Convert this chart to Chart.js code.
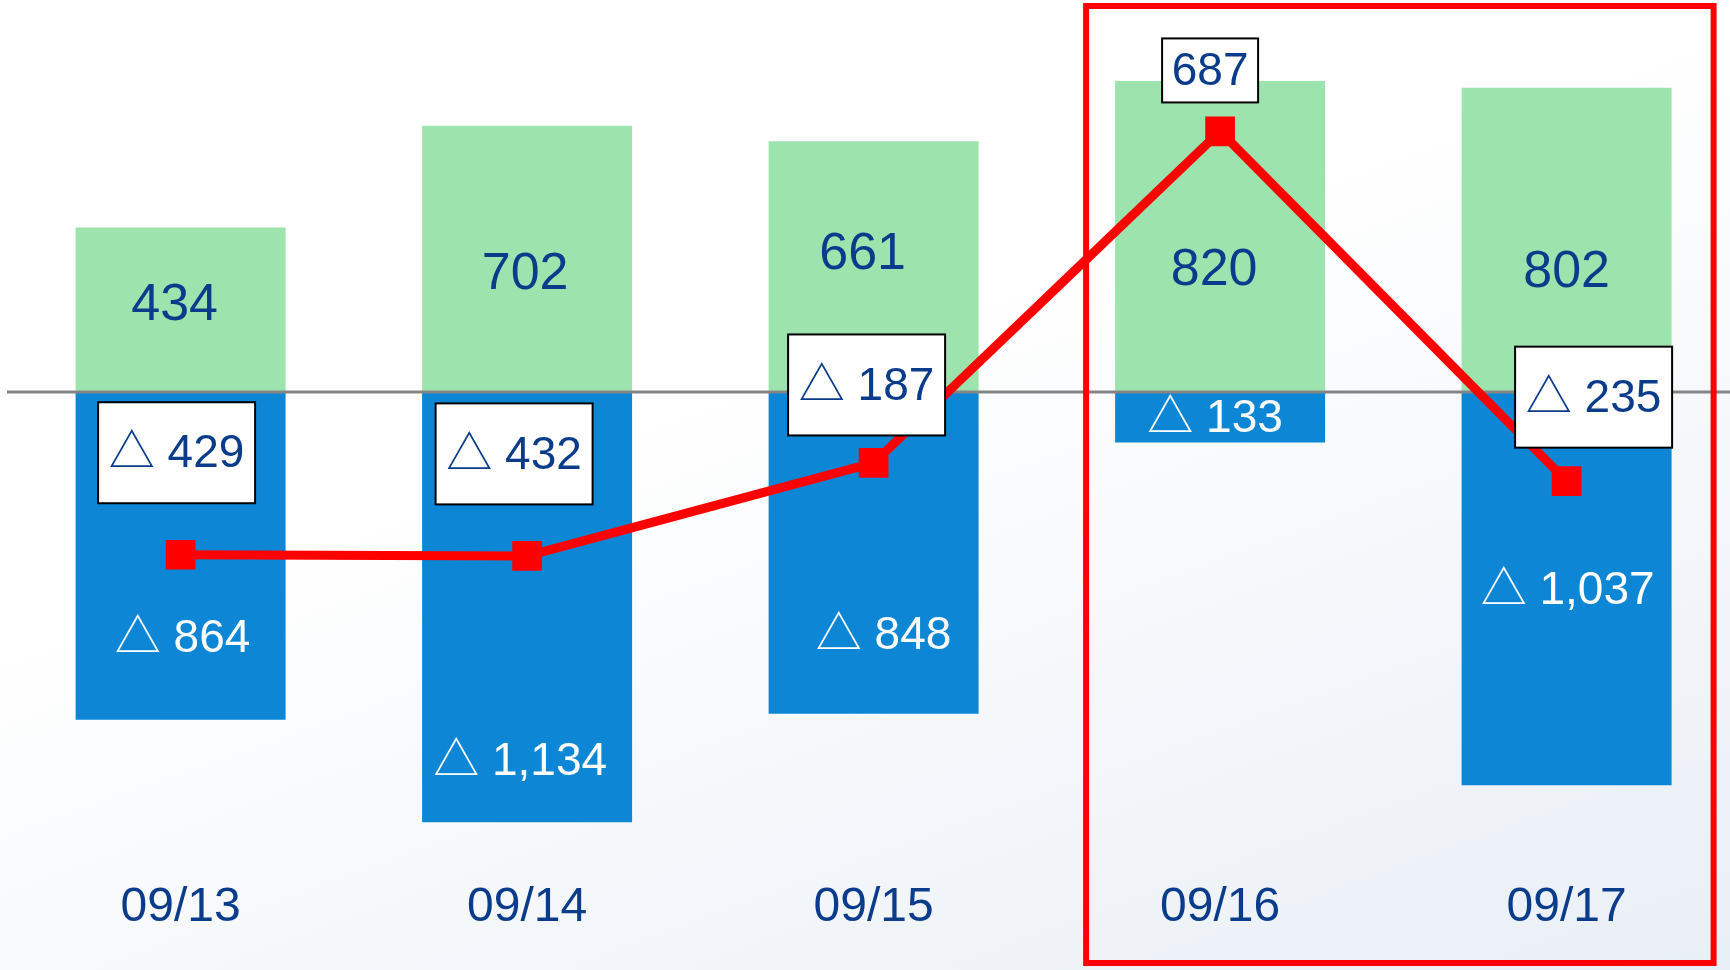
<!DOCTYPE html>
<html><head><meta charset="utf-8">
<script src="https://cdn.jsdelivr.net/npm/chart.js@4/dist/chart.umd.min.js"></script>
<style>
html,body{margin:0;padding:0;width:1730px;height:970px;overflow:hidden;
background:linear-gradient(160deg,#ffffff 0%,#ffffff 40%,#f3f6fa 72%,#e9eff6 100%);}
canvas{display:block;}
</style></head><body>
<canvas id="c" width="1740" height="970"></canvas>
<script>
const categories = ['09/13','09/14','09/15','09/16','09/17'];
const positiveValues = [434, 702, 661, 820, 802];
const negativeValues = [-864, -1134, -848, -133, -1037];
const netValues = [-429, -432, -187, 687, -235];
const highlighted = ['09/16','09/17'];

// label nudges in pixels (layout only)
const posLabelOffset = [[-6,-4.5],[-2,15.5],[-11,-11.5],[-6,34.5],[0,32.5]];
const negLabelOffset = [[2,83.5],[-7,155],[10,83],[-5,2],[1,3]];
const netLabelOffset = [[-4,-102],[-13,-102],[-7,-78],[-10,-61],[27,-84]];

const NAVY = '#0B3C8B';
const FONT = "'Liberation Sans', Arial, 'Noto Sans CJK JP', sans-serif";
function fmt(v){ const s = Math.abs(v).toLocaleString('en-US'); return v < 0 ? '△ ' + s : s; }

const decor = {
  id: 'decor',
  beforeDatasetDraw(chart, args) {
    if (args.index !== 2) return;
    const y = chart.scales.y.getPixelForValue(0);
    const ctx = chart.ctx;
    ctx.save();
    ctx.strokeStyle = '#858585'; ctx.lineWidth = 3;
    ctx.beginPath(); ctx.moveTo(7, y); ctx.lineTo(chart.width, y); ctx.stroke();
    ctx.restore();
  },
  afterDatasetDraw(chart, args) {
    if (args.index !== 0 && args.index !== 1) return;
    const ctx = chart.ctx;
    const pos = args.index === 0;
    const vals = pos ? positiveValues : negativeValues;
    const offs = pos ? posLabelOffset : negLabelOffset;
    ctx.save();
    ctx.font = (pos ? '52px ' : '46px ') + FONT;
    ctx.fillStyle = pos ? NAVY : '#ffffff';
    ctx.textAlign = 'center'; ctx.textBaseline = 'middle';
    args.meta.data.forEach((bar, i) => {
      const cy = (bar.y + bar.base) / 2;
      ctx.fillText(fmt(vals[i]), bar.x + offs[i][0], cy + offs[i][1]);
    });
    ctx.restore();
  },
  afterDatasetsDraw(chart) {
    const ctx = chart.ctx;
    const meta = chart.getDatasetMeta(2);
    ctx.save();
    ctx.font = '46px ' + FONT;
    ctx.textAlign = 'center'; ctx.textBaseline = 'middle';
    meta.data.forEach((pt, i) => {
      const v = netValues[i];
      const w = v < 0 ? 157 : 96, h = v < 0 ? 101 : 64;
      const cx = pt.x + netLabelOffset[i][0], cy = pt.y + netLabelOffset[i][1];
      ctx.fillStyle = '#ffffff'; ctx.fillRect(cx - w/2, cy - h/2, w, h);
      ctx.strokeStyle = '#000000'; ctx.lineWidth = 2; ctx.strokeRect(cx - w/2, cy - h/2, w, h);
      ctx.fillStyle = NAVY; ctx.fillText(fmt(v), cx, cy + 2);
    });
    const xs = chart.scales.x;
    const i0 = categories.indexOf(highlighted[0]);
    const i1 = categories.indexOf(highlighted[highlighted.length - 1]);
    const left = xs.getPixelForValue(i0) - 134;
    const right = xs.getPixelForValue(i1) + 147;
    ctx.strokeStyle = '#ff0000'; ctx.lineWidth = 6;
    ctx.strokeRect(left, 6, right - left, 957);
    ctx.restore();
  }
};

new Chart(document.getElementById('c'), {
  type: 'bar',
  data: {
    labels: categories,
    datasets: [
      { label: 'plus', data: positiveValues, backgroundColor: '#9DE3AE', order: 1,
        barPercentage: 0.606, categoryPercentage: 1 },
      { label: 'minus', data: negativeValues, backgroundColor: '#0D87D5', order: 2,
        barPercentage: 0.606, categoryPercentage: 1 },
      { type: 'line', label: 'net', data: netValues, order: 0,
        borderColor: '#FF0000', borderWidth: 9, tension: 0, fill: false,
        pointStyle: 'rect', pointRadius: 21, pointBackgroundColor: '#FF0000',
        pointBorderWidth: 0, pointHoverRadius: 21 }
    ]
  },
  options: {
    responsive: false,
    devicePixelRatio: 1,
    animation: false,
    layout: { autoPadding: false, padding: { top: 12.7, bottom: 2.2, left: 7.35, right: 0.15 } },
    plugins: { legend: { display: false }, tooltip: { enabled: false } },
    scales: {
      x: {
        stacked: true,
        grid: { display: false, drawTicks: false },
        border: { display: false },
        ticks: { color: NAVY, font: { size: 48, family: FONT }, padding: 31.5 }
      },
      y: { stacked: true, display: false, min: -1200, max: 1000 }
    }
  },
  plugins: [decor]
});
</script>
</body></html>
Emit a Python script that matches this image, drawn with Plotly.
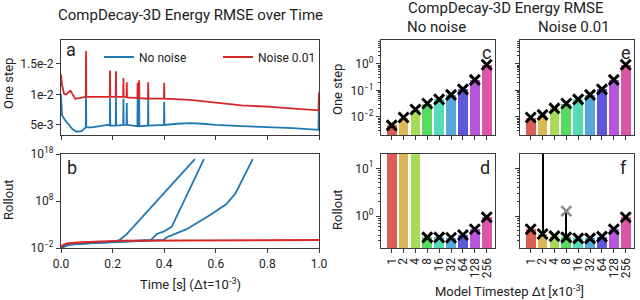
import colorsys
import plotly.graph_objects as go

# ---------------- data ----------------
# Panel a: one-step energy RMSE over time
t_blue_a = [0.0, 0.004, 0.014, 0.03, 0.045, 0.06, 0.08, 0.096, 0.097, 0.098, 0.12, 0.15, 0.18,
            0.189, 0.19, 0.191, 0.212, 0.213, 0.214, 0.241, 0.242, 0.243, 0.254, 0.255, 0.256,
            0.28, 0.296, 0.297, 0.298, 0.302, 0.303, 0.304, 0.337, 0.338, 0.339, 0.399, 0.4, 0.401,
            0.45, 0.5, 0.55, 0.6, 0.7, 0.8, 0.9, 0.998, 1.0]
e_blue_a = [0.0100, 0.0066, 0.0059, 0.0050, 0.0043, 0.0039, 0.0040, 0.0046, 0.0100, 0.0046, 0.0046, 0.0048, 0.0050,
            0.0049, 0.0094, 0.0049, 0.0049, 0.0094, 0.0049, 0.0050, 0.0093, 0.0050, 0.0050, 0.0086, 0.0050,
            0.0049, 0.0048, 0.0093, 0.0048, 0.0048, 0.0093, 0.0048, 0.0049, 0.0093, 0.0049, 0.0050, 0.0088, 0.0050,
            0.0052, 0.0053, 0.0052, 0.0050, 0.0048, 0.0047, 0.0045, 0.0042, 0.0095]
t_red_a = [0.0, 0.004, 0.012, 0.02, 0.03, 0.037, 0.045, 0.055, 0.07, 0.096, 0.097, 0.098,
           0.189, 0.19, 0.191, 0.212, 0.213, 0.214, 0.241, 0.242, 0.243, 0.254, 0.255, 0.256,
           0.296, 0.297, 0.298, 0.302, 0.303, 0.304, 0.337, 0.338, 0.339, 0.399, 0.4, 0.401,
           0.5, 0.55, 0.6, 0.7, 0.8, 0.9, 0.998, 1.0]
e_red_a = [0.0133, 0.0115, 0.0101, 0.0100, 0.0104, 0.0106, 0.0100, 0.0093, 0.0094, 0.0096, 0.0171, 0.0096,
           0.0096, 0.0139, 0.0096, 0.0096, 0.0138, 0.0096, 0.0096, 0.0127, 0.0096, 0.0095, 0.0120, 0.0095,
           0.0094, 0.0119, 0.0094, 0.0094, 0.0123, 0.0094, 0.0093, 0.0120, 0.0093, 0.0093, 0.0119, 0.0093,
           0.0091, 0.0089, 0.0086, 0.0082, 0.0080, 0.0077, 0.0074, 0.0103]

# Panel b: rollout energy RMSE over time
t_red_b = [0.0, 0.01, 0.027, 0.08, 0.23, 0.5, 1.0]
e_red_b = [0.016, 0.05, 0.1, 0.16, 0.35, 0.4, 0.5]
t_blue_b1 = [0.0, 0.03, 0.1, 0.2, 0.227, 0.254, 0.519]
e_blue_b1 = [0.011, 0.05, 0.1, 0.2, 0.5, 7.9, 7.9e16]
t_blue_b2 = [0.0, 0.03, 0.1, 0.2, 0.3, 0.348, 0.371, 0.397, 0.429, 0.554]
e_blue_b2 = [0.011, 0.05, 0.1, 0.2, 0.3, 0.5, 9.5, 30.0, 316.0, 7.9e16]
t_blue_b3 = [0.0, 0.03, 0.1, 0.2, 0.3, 0.397, 0.41, 0.487, 0.578, 0.64, 0.676, 0.743]
e_blue_b3 = [0.011, 0.05, 0.1, 0.2, 0.3, 0.5, 1.9, 100.0, 1.0e5, 2.0e7, 4.0e9, 7.9e16]

# Bar panels
timesteps = ["1", "2", "4", "8", "16", "32", "64", "128", "256"]
onestep_nonoise = [0.0048, 0.0095, 0.019, 0.032, 0.046, 0.068, 0.11, 0.25, 0.93]
onestep_noise = [0.0095, 0.012, 0.021, 0.032, 0.046, 0.068, 0.11, 0.25, 0.93]
rollout_nonoise = [1e6, 1e6, 1e6, 0.357, 0.357, 0.35, 0.40, 0.53, 0.94]
rollout_noise = [0.53, 0.42, 0.38, 0.357, 0.34, 0.34, 0.37, 0.53, 0.94]
rollout_noise_err_up = [0.0, 1e8, 0.0, 0.913, 0.0, 0.0, 0.0, 0.0, 0.0]
rollout_noise_outlier_x = ["8"]
rollout_noise_outlier_y = [1.27]

# ---------------- styles ----------------
BLUE = "#1f77b4"
RED = "#d62728"
FONT = "Roboto"
AX = "#3a3a3a"
bar_colors = []
for i in range(9):
    r, g, b = colorsys.hls_to_rgb((0.01 + i / 9) % 1, 0.6, 0.65)
    bar_colors.append("rgb(%d,%d,%d)" % (r * 255, g * 255, b * 255))

W, H = 640, 300
def px(x0, x1):
    return [x0 / W, x1 / W]
def py(top, bottom):
    return [1 - bottom / H, 1 - top / H]

fig = go.Figure()

# panel a
fig.add_trace(go.Scatter(x=t_blue_a, y=e_blue_a, mode="lines", line=dict(color=BLUE, width=1.8),
                         name="No noise", xaxis="x", yaxis="y"))
fig.add_trace(go.Scatter(x=t_red_a, y=e_red_a, mode="lines", line=dict(color=RED, width=1.8),
                         name="Noise 0.01", xaxis="x", yaxis="y"))
# panel b
for tb, eb in [(t_blue_b1, e_blue_b1), (t_blue_b2, e_blue_b2), (t_blue_b3, e_blue_b3)]:
    fig.add_trace(go.Scatter(x=tb, y=eb, mode="lines", line=dict(color=BLUE, width=1.8),
                             showlegend=False, xaxis="x2", yaxis="y2"))
fig.add_trace(go.Scatter(x=t_red_b, y=e_red_b, mode="lines", line=dict(color=RED, width=2.2),
                         showlegend=False, xaxis="x2", yaxis="y2"))

def bars(vals, xa, ya, err=None):
    kw = {}
    if err is not None:
        kw["error_y"] = dict(type="data", symmetric=False, array=err, arrayminus=[0] * len(err),
                             width=0, thickness=2, color="black")
    fig.add_trace(go.Bar(x=timesteps, y=vals, marker=dict(color=bar_colors, line=dict(width=0)),
                         width=0.82, showlegend=False, xaxis=xa, yaxis=ya, **kw))
    fig.add_trace(go.Scatter(x=timesteps, y=vals, mode="markers",
                             marker=dict(symbol="x-thin", size=10, line=dict(width=3, color="black")),
                             showlegend=False, xaxis=xa, yaxis=ya))

bars(onestep_nonoise, "x3", "y3")
bars(rollout_nonoise, "x4", "y4")
bars(onestep_noise, "x5", "y5")
bars(rollout_noise, "x6", "y6", err=rollout_noise_err_up)
fig.add_trace(go.Scatter(x=rollout_noise_outlier_x, y=rollout_noise_outlier_y, mode="markers",
                         marker=dict(symbol="x-thin", size=10, line=dict(width=2.5, color="#8a8a8a")),
                         showlegend=False, xaxis="x6", yaxis="y6"))

common = dict(showline=True, mirror=True, linecolor=AX, linewidth=1.3, ticks="outside",
              ticklen=4, tickwidth=1.2, tickcolor=AX, showgrid=False, zeroline=False,
              automargin=False, tickfont=dict(family=FONT, size=12, color="#222"))
cat = dict(type="category", range=[-0.9, 8.7], tickmode="linear", tick0=0, dtick=1)

def minor_vals(lo, hi):
    out = []
    for k in range(lo, hi):
        for m in range(2, 10):
            out.append(m * 10 ** k)
    return out

minor_c = dict(ticks="outside", ticklen=2, tickwidth=1, tickcolor=AX, tickmode="array",
               tickvals=minor_vals(-3, 1))
minor_d = dict(ticks="outside", ticklen=2, tickwidth=1, tickcolor=AX, tickmode="array",
               tickvals=minor_vals(-1, 2))

xa_ab = px(61, 319)
xa_c = px(381, 495)
xa_e = px(520, 634)
ya_top = py(40, 135)
ya_bot = py(154, 248)
tvals_t = [0, 0.2, 0.4, 0.6, 0.8, 1.0]

fig.update_layout(
    width=W, height=H, margin=dict(l=0, r=0, t=0, b=0),
    paper_bgcolor="white", plot_bgcolor="white",
    font=dict(family=FONT, size=12, color="#222"),
    bargap=0,
    xaxis=dict(domain=xa_ab, anchor="y", range=[0, 1], tickvals=tvals_t, showticklabels=False, **common),
    yaxis=dict(domain=ya_top, anchor="x", range=[0.00336, 0.0189], tickvals=[0.005, 0.01, 0.015],
               ticktext=["5e-3", "1e-2", "1.5e-2"], **common),
    xaxis2=dict(domain=xa_ab, anchor="y2", range=[0, 1], tickvals=tvals_t,
                ticktext=["0.0", "0.2", "0.4", "0.6", "0.8", "1.0"], **common),
    yaxis2=dict(domain=ya_bot, anchor="x2", type="log", range=[-2, 18], tickvals=[1e-2, 1e8, 1e18],
                ticktext=["10<sup>−2</sup>", "10<sup>8</sup>", "10<sup>18</sup>"], **common),
    xaxis3=dict(domain=xa_c, anchor="y3", showticklabels=False, **cat, **common),
    yaxis3=dict(domain=ya_top, anchor="x3", type="log", range=[-2.68, 0.9], tickvals=[0.01, 0.1, 1],
                ticktext=["10<sup>−2</sup>", "10<sup>−1</sup>", "10<sup>0</sup>"], minor=minor_c, **common),
    xaxis4=dict(domain=xa_c, anchor="y4", tickangle=-90, **cat, **common),
    yaxis4=dict(domain=ya_bot, anchor="x4", type="log", range=[-0.67, 1.3], tickvals=[1, 10],
                ticktext=["10<sup>0</sup>", "10<sup>1</sup>"], minor=minor_d, **common),
    xaxis5=dict(domain=xa_e, anchor="y5", showticklabels=False, **cat, **common),
    yaxis5=dict(domain=ya_top, anchor="x5", type="log", range=[-2.68, 0.9], tickvals=[0.01, 0.1, 1],
                showticklabels=False, minor=minor_c, **common),
    xaxis6=dict(domain=xa_e, anchor="y6", tickangle=-90, **cat, **common),
    yaxis6=dict(domain=ya_bot, anchor="x6", type="log", range=[-0.67, 1.3], tickvals=[1, 10],
                showticklabels=False, minor=minor_d, **common),
    legend=dict(orientation="h", x=99 / W, y=1 - 57 / H, xanchor="left", yanchor="middle",
                bgcolor="rgba(0,0,0,0)", font=dict(family=FONT, size=12),
                entrywidth=74, entrywidthmode="pixels", tracegroupgap=0),
)

def ann(text, x, y, size=13, angle=0):
    fig.add_annotation(text=text, x=x / W, y=1 - y / H, xref="paper", yref="paper",
                       showarrow=False, textangle=angle, xanchor="center", yanchor="middle",
                       font=dict(family=FONT, size=size, color="#222"))

ann("CompDecay-3D Energy RMSE over Time", 190, 15, 15)
ann("CompDecay-3D Energy RMSE", 506, 8, 15)
ann("No noise", 436, 27, 15)
ann("Noise 0.01", 574, 27, 15)
ann("One step", 8, 84, 13, -90)
ann("Rollout", 8, 200, 13, -90)
ann("One step", 337, 90, 13, -90)
ann("Rollout", 337, 210, 13, -90)
ann("Time [s] (Δt=10<sup>-3</sup>)", 190, 284, 13)
ann("Model Timestep Δt [x10<sup>-3</sup>]", 509, 291, 13)
for letter, x, y in [("a", 71, 50), ("b", 72, 167), ("c", 486, 52), ("d", 485, 167),
                     ("e", 626, 52), ("f", 623, 167)]:
    ann(letter, x, y, 18)

fig.write_html("out.html", config={"displayModeBar": False},
               post_script="document.body.style.margin='0';document.body.style.padding='0';"
                           "document.documentElement.style.overflow='hidden';")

****

#### EXERCISE:
Quote the lines above exactly, starting with the one that has "Emit a Python" and ending with the one that has "import plotly.graph_objects as go"; drop the pictures and include nothing else.

#### ANSWER:
Emit a Python script that matches this image, drawn with Plotly.
import colorsys
import plotly.graph_objects as go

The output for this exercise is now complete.